Um detalhe revela de maneira absolutamente nítida em que tipo de pessoa Ortega se transformou: o então comandante Torres e Dora encabeçaram em 1979 a ação que libertou o hoje ditador da prisão somozista.
Exilados e presos
São muitos os que foram figuras de especial relevância no período em que o sandinismo existiu – desde a vitória em 1979 até a derrota eleitoral de 1990 – e que hoje estão exilados, isolados ou presos.
O que era inicialmente uma ávida sede de poder do casal Ortega-Murillo se transformou em uma cópia brutal do que foi a ditadura da dinastia dos Somoza. E se em um primeiro momento esta constatação me abriu um corte na minha alma, agora me cobre de indignação.
Lembranças da revolução
Lembro bem que em 24 de janeiro de 1980 havia sido uma quinta-feira. Esse dia viajei pela primeira vez a Nicarágua sandinista. A revolução que derrubou Anastasio Somoza já durava seis meses e cinco dias.
Até então eu havia mantido contato à distância com o escritor Sergio Ramírez, com quem me uno até hoje em uma calorosa amizade.
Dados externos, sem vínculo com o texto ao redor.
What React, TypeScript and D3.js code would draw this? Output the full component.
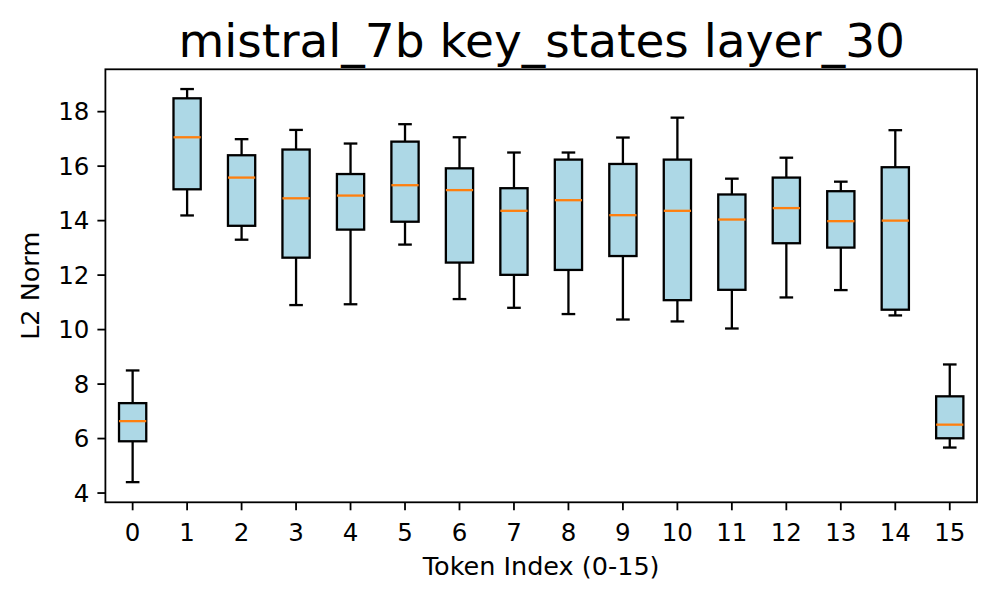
import React from "react";
import * as d3 from "d3";

const tokens = [0, 1, 2, 3, 4, 5, 6, 7, 8, 9, 10, 11, 12, 13, 14, 15];
const whiskerLow = [4.4, 14.19, 13.3, 10.9, 10.93, 13.12, 11.12, 10.8, 10.57, 10.37, 10.3, 10.04, 11.18, 11.45, 10.52, 5.67];
const q1 = [5.9, 15.15, 13.81, 12.64, 13.67, 13.96, 12.46, 12.01, 12.19, 12.7, 11.08, 11.46, 13.17, 13.01, 10.73, 6.01];
const medians = [6.64, 17.06, 15.58, 14.82, 14.92, 15.3, 15.12, 14.36, 14.75, 14.2, 14.36, 14.04, 14.46, 13.98, 14.0, 6.51];
const q3 = [7.3, 18.49, 16.4, 16.61, 15.71, 16.9, 15.92, 15.19, 16.24, 16.08, 16.24, 14.96, 15.58, 15.08, 15.96, 7.55];
const whiskerHigh = [8.5, 18.83, 16.99, 17.33, 16.83, 17.54, 17.06, 16.5, 16.5, 17.05, 17.78, 15.54, 16.31, 15.43, 17.32, 8.72];
const yTicks = [4, 6, 8, 10, 12, 14, 16, 18];

const W = 995;
const H = 600;
const left = 105.4;
const right = 977;
const top = 69.3;
const bottom = 502.3;
const font = "DejaVu Sans, sans-serif";

export default function App() {
  const x = d3.scaleLinear().domain([-0.5, 15.5]).range([left, right]);
  const y = d3.scaleLinear().domain([3.66, 19.555]).range([bottom, top]);
  const step = x(1) - x(0);
  const bw = step * 0.5;
  const cw = bw * 0.5;
  const lw = 2.3;

  return (
    <svg width={W} height={H} style={{ position: "absolute", left: 0, top: 0, background: "#fff" }}>
      <rect x={0} y={0} width={W} height={H} fill="#fff" />
      <text x={(left + right) / 2 + 0.5} y={57} textAnchor="middle" fontFamily={font} fontSize={47} fill="#000">
        mistral_7b key_states layer_30
      </text>
      {tokens.map((t, i) => {
        const cx = x(t);
        return (
          <g key={t}>
            <line x1={cx} x2={cx} y1={y(q3[i])} y2={y(whiskerHigh[i])} stroke="#000" strokeWidth={lw} />
            <line x1={cx} x2={cx} y1={y(q1[i])} y2={y(whiskerLow[i])} stroke="#000" strokeWidth={lw} />
            <line x1={cx - cw / 2} x2={cx + cw / 2} y1={y(whiskerHigh[i])} y2={y(whiskerHigh[i])} stroke="#000" strokeWidth={lw} />
            <line x1={cx - cw / 2} x2={cx + cw / 2} y1={y(whiskerLow[i])} y2={y(whiskerLow[i])} stroke="#000" strokeWidth={lw} />
            <rect x={cx - bw / 2} y={y(q3[i])} width={bw} height={y(q1[i]) - y(q3[i])} fill="#add8e6" stroke="#000" strokeWidth={lw} />
            <line x1={cx - bw / 2} x2={cx + bw / 2} y1={y(medians[i])} y2={y(medians[i])} stroke="#ff7f0e" strokeWidth={lw} />
          </g>
        );
      })}
      <rect x={left} y={top} width={right - left} height={bottom - top} fill="none" stroke="#000" strokeWidth={1.8} />
      {yTicks.map((v) => (
        <g key={v}>
          <line x1={left - 8} x2={left} y1={y(v)} y2={y(v)} stroke="#000" strokeWidth={1.8} />
          <text x={left - 16} y={y(v)} dy="0.36em" textAnchor="end" fontFamily={font} fontSize={24.5} fill="#000">
            {v}
          </text>
        </g>
      ))}
      {tokens.map((t) => (
        <g key={t}>
          <line x1={x(t)} x2={x(t)} y1={bottom} y2={bottom + 8} stroke="#000" strokeWidth={1.8} />
          <text x={x(t)} y={541} textAnchor="middle" fontFamily={font} fontSize={24.5} fill="#000">
            {t}
          </text>
        </g>
      ))}
      <text x={(left + right) / 2} y={575} textAnchor="middle" fontFamily={font} fontSize={25.5} fill="#000">
        Token Index (0-15)
      </text>
      <text
        transform={`translate(38.5, ${(top + bottom) / 2}) rotate(-90)`}
        textAnchor="middle"
        fontFamily={font}
        fontSize={25.5}
        fill="#000"
      >
        L2 Norm
      </text>
    </svg>
  );
}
Ainda guardo na memória a emoção daquela primeira de uma série de visitas enquanto durou o sandinismo que liquidou a dinastia que há décadas saqueava e sufocava aquele lindo país.
Eram meus anos jovens, e junto a um punhado de estrangeiros que respaldavam e tratavam de colaborar, pude ter bastante contato com vários dos integrantes do governo. Nessas reuniões informais, muitas vezes longos jantares que se estendiam por horas, estive, sempre ao lado de mais sandinistas, com Daniel Ortega.
Pareceu-me um homem fechado, de olhar desconfiado, que se quebrou por única vez: em 1986, quando me falou do seu irmão Camilo, morto em combate com as forças de Somoza quando era muito jovem. Esse dia me contou também que dos 15 aos 34 anos ele, Daniel, não teve casa: viveu na clandestinidade, vagando de um lugar a outro.
Pela primeira e única vez senti algo de humano naquela figura de pedra.
Nosso último encontro foi no Rio de Janeiro, em meados de 1990, em uma reunião com artistas e intelectuais meses depois da derrota eleitoral frente dona Violeta Chamorro.
“Piñata” e depois
Nunca mais voltei a Nicarágua. De longe, soube da “piñata”, a desapropriação que levou parte das mais altas figuras do sandinismo, entre elas Ortega, a se transformar em milionários.
Confesso que junto a outros amigos estrangeiros que haviam vivido tão perto a Revolução demorei a aceitar como verdade o que verdade era.
Até nesse aspectos os traidores se fizeram cópias dos somozistas.
A revolução sandinista foi a última da minha geração e, em seu modelo, quiçá a última da história.
Em muitos momentos sentíamos que eles conduziam os nicaraguenses a algo muito perto de realizar seus sonhos impossíveis, a tocar o céu com as mãos.
Guardarei para sempre no melhor da memória momentos vividos naqueles anos de esperança, que pareciam ser de um brilho real.
Logo depois de perder as eleições, como consequência da brutal agressão armada levada a cabo por Washington com apoio dos setores mais reacionário da Nicarágua, o sandinismo começou a ser destroçado.
Não demorou muito para que o havia sido uma Revolução viva e bonita começara a ser traída de maneira vil, imperdoável.
Aquela esperança que derrotou a dinastia dos Somoza foi sucedida por outra dinastia, igualmente perversa, abusadora e assassina.
Desde 2006, ou seja, há 16 anos, o casal presidencial manipula eleições de maneira absurda para permanecer no mais absoluto poder.
O pior traidor
Daniel agora encabeça essa nova dinastia que reprime, persegue e mata até jovens estudantes como era seu irmão Camilo quando foi assassinado pela dinastia anterior.
Um traidor é sempre um traidor, uma figura abjeta e depreciável.
Mas há traidores de tipo pior.
José Daniel Ortega Saavedra pertence, com méritos e brilho, a essa segunda espécie.